PROBLEM DETAILS: Each line containing the word "React" should be found and copied.

┄┄┄┄┄┄

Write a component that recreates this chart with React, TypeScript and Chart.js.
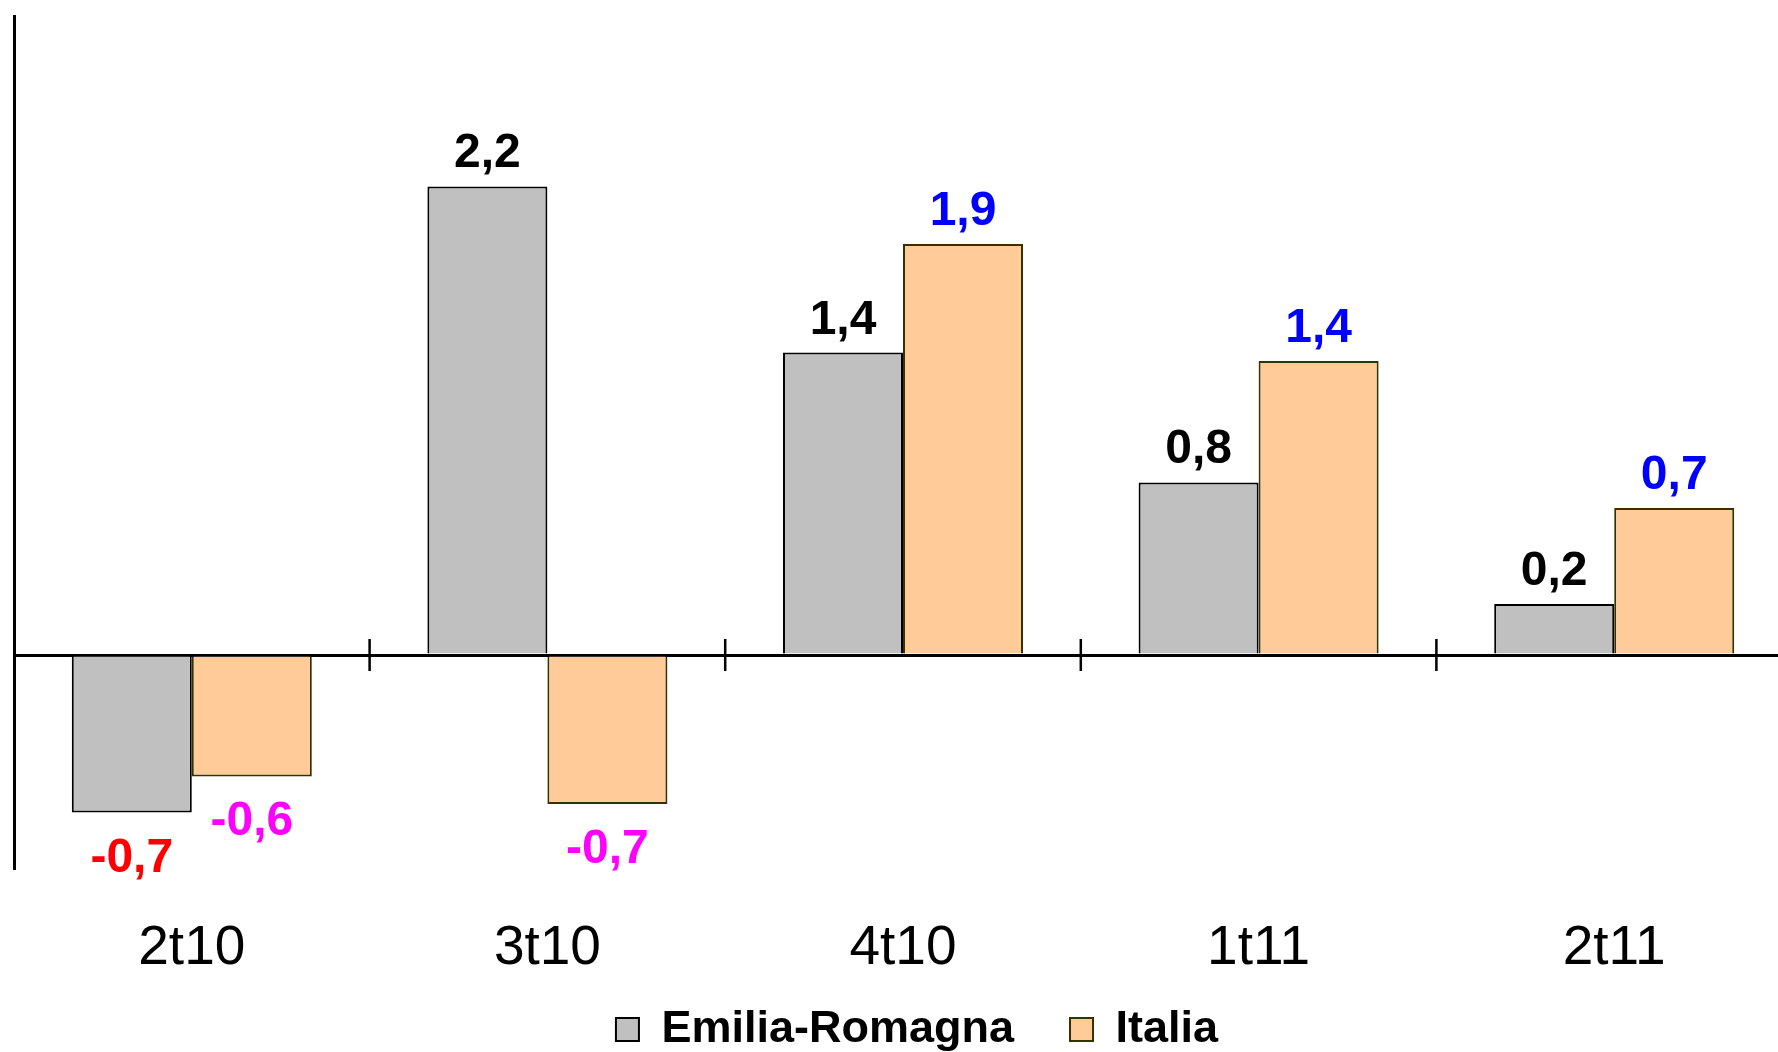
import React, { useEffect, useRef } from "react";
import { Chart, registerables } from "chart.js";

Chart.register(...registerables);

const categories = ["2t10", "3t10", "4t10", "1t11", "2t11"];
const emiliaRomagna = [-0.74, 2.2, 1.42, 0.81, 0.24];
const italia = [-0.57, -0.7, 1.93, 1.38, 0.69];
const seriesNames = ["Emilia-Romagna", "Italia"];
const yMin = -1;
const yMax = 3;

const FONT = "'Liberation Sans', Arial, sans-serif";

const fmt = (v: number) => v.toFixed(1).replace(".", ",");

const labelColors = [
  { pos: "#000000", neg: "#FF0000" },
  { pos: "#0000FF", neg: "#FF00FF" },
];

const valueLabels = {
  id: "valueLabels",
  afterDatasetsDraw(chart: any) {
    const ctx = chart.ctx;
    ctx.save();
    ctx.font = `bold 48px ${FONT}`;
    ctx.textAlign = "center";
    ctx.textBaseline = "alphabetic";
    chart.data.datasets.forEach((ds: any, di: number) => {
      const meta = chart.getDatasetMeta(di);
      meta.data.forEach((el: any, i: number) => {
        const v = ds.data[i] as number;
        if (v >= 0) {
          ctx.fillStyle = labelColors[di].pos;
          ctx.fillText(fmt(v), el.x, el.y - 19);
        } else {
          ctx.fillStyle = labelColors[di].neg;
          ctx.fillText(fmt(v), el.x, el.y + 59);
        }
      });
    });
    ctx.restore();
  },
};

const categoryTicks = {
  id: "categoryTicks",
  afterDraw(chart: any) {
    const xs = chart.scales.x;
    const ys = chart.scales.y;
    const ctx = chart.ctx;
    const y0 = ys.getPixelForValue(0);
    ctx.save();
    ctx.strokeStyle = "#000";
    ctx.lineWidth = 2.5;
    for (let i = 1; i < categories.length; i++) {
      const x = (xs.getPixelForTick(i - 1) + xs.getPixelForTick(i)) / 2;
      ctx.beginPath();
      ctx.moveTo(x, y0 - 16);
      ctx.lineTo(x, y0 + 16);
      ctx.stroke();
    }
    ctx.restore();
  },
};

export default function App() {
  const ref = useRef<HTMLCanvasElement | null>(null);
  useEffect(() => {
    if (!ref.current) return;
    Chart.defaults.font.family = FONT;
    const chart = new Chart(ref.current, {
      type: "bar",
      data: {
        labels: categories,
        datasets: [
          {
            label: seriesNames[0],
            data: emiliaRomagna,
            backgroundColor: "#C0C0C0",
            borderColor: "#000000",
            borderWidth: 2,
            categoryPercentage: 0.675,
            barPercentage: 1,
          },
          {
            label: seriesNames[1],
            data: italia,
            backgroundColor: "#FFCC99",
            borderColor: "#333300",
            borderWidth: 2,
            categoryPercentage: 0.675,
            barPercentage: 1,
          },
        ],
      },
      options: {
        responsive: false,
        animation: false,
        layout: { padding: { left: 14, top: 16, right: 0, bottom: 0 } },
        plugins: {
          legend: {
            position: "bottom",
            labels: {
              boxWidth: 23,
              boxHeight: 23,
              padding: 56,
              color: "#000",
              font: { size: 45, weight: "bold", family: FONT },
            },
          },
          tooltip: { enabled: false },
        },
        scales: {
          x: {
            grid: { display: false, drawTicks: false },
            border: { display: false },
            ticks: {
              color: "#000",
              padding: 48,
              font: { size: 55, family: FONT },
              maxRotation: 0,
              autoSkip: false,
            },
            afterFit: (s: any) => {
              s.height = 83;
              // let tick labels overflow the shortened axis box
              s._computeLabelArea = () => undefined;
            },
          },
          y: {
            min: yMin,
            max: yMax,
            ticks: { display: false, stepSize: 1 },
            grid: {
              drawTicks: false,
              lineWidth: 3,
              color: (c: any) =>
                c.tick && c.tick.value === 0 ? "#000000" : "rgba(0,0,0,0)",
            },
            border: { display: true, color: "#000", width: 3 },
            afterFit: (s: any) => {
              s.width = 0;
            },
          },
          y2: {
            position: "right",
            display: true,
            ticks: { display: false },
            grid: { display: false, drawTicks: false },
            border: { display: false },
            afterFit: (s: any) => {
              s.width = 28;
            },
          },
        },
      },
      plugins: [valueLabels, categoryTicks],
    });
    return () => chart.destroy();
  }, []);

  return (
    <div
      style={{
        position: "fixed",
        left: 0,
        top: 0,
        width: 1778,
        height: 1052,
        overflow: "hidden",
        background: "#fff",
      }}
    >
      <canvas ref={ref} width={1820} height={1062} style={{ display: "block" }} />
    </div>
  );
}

┄┄┄┄┄┄

SOLUTION TO THIS EXERCISE:
Write a component that recreates this chart with React, TypeScript and Chart.js.
import React, { useEffect, useRef } from "react";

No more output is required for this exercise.